Daft, Murphy and Willmott (2010) identify and discuss the differences between small and large organizations and for-profit and non-profit organizations. These organizations differ not only in terms of their main objective of existence, but also have divergent structures.
Moreover, organizations can also be classified based on ownership. These include Sole Proprietorship, Partnership, Joint Hindu Family Business (JHFB), Limited Liability Company and Corporation (NCERT, 2013).
Types of organisations (Mullins and Christy, 2013:84)
- Private enterprise organisations: are owned and financed by individuals, partners, or shareholders in a joint stock company, and are accountable to their owners or members.

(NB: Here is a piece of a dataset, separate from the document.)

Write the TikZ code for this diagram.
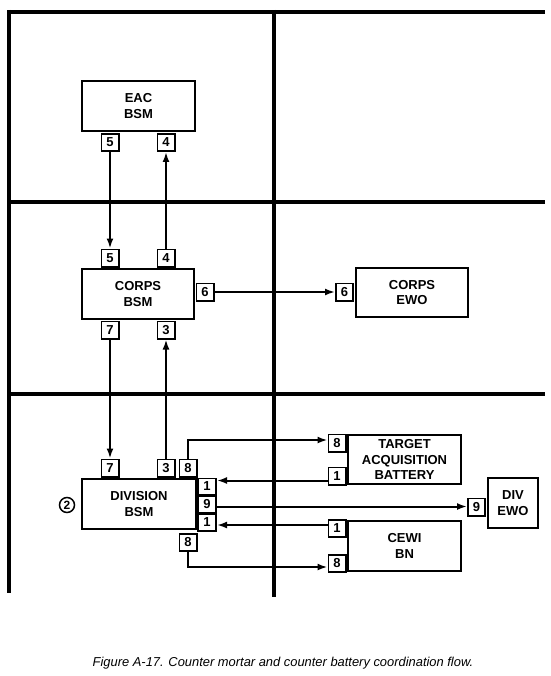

- Public enterprise organisations: are created by government and include, for example, municipal undertakings and central government departments, which do not have profit as their goals.
- Third sector organisations: organisations that are not-for-profit and non-governmental, in contrast to the private and public sectors.
Different Types of Organizations
Sole traders: are people who run a one-man or a one-woman band. They handle all aspects of the organisation and are responsible to only themselves. Often, these people work from home. They are personally responsible for the debts they incur. Technically, these people are not managers: they are not usually responsible for the work of others, unless their trade is organising events and other people.
A franchise: is an arrangement between the owner of a product or service and a franchisee who owns the limited rights to make or sell it. The product is usually unique or has a strong brand image. The franchisee is relieved of the risk of developing and marketing a product, and often benefits from advice and supervision.
Owner-managers: an organisation that employs other people.
Partnerships: involve two or more people who jointly act as owners-managers. The key aspect of this organisation is the personal and unrestricted liability of each partner for the debts and obligations of the firm.
Private companies: owned by a small number of shareholders and the shares are not traded to the public. They have the advantage that they are not required to make stringent disclosures of financial information.
Public limited companies: are owned by thousands of stakeholders and the shares are traded to the public. In order to protect the public these organisations are required to submit detailed, stringent accounts.
Holding companies: are organisations that own a number of other companies. Often they have assets of many billions of pounds or dollars but they employ only a small number of people –most of the work is performed by the employees of subsidiary organisations.
Multinational corporations: are organisations that maintain significant, simultaneous operations in several countries but are based in one home company.
Virtual companies: a new kind of organisation. They occur when the various departments or components of an organisation are physically divided and separated by distances of miles.
Co-operatives: a legal entity that is owned and controlled by those who work for it or use it.
Charities: organisations set up to provide help, money and support to people and things in need.
Trade associations and professional bodies: are organisations that seek to protect and foster the interest of certain occupational groups and companies.
Public enterprises: are organisations created by statute to govern nationalized businesses.
A quango: is a quasi-autonomous non-governmental organisation. They are semi-public administrative bodies which are set up by a government to achieve a ‘public good’.